Rebecca Horn a probablement envisagé l’appareil cinématographique comme on peut le faire de ses body sculptures : comme un objet sculptural, aussi bien qu’un instrument. Le décor d’Exercices en neuf parties est l’indice d’une aperception plasticienne de l’objet-caméra : avec ses deux fenêtres, son grand miroir et le couloir sombre qui s’y reflète, il évoquera volontiers l’intérieur d’un instrument d’optique. En même temps, cette caméra et le système d’enregistrement sonore rejoignent l’outillage éclectique dont l’artiste se sert pour modifier les fonctions sensorielles et motrices de son corps. La première séquence d’Exercices en neuf parties met en scène ses fameux Handschuhfinger : ses extensions de doigts créées en 1972, qui lui permettent de « toucher les murs avec les deux mains en même temps ». Pour la captation audiovisuelle de cette performance, le point de vue (à distance, centré) et le point d’écoute (très proche des murs que caresse l’artiste) ont été dissociés. Grâce aux outils du cinéma, Rebecca Horn obtient une nouvelle prothèse qui prolonge ses interminables doigts, augmente les facultés de son corps, son aptitude à toucher le nôtre : depuis les confins de l’image, le voilà qui nous effleure les oreilles.

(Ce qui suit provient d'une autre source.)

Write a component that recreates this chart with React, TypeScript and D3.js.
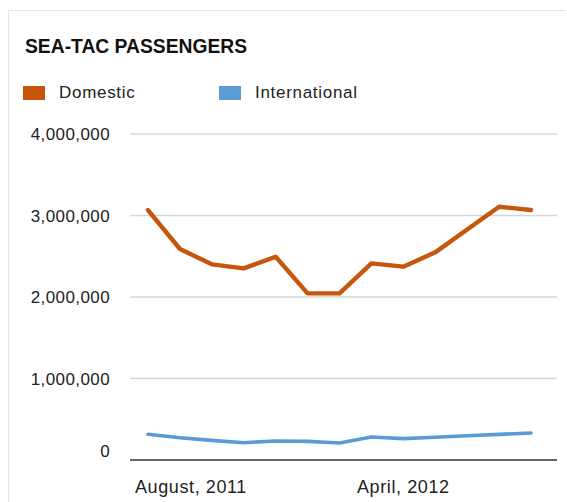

Les faits artistiques dont témoigne Exercices en neuf parties se situent bien sur le fil entre la performance et la mise en scène cinématographique. Nul besoin qu’ils s’agrègent à l’une plutôt qu’à l’autre ; c’est sur ce fil, qu’il faut placer son regard. Exercices en neuf parties est un film, incontestablement ; mais c’est aussi à travers toute la série d’agencements plastiques et instrumentaux qu’elle met en place autour de la caméra que Rebecca Horn y interpelle le cinéma, pour le faire apparaître comme un milieu technique favorable au développement de sa démarche, axée sur la relation des corps entre eux et avec l’espace.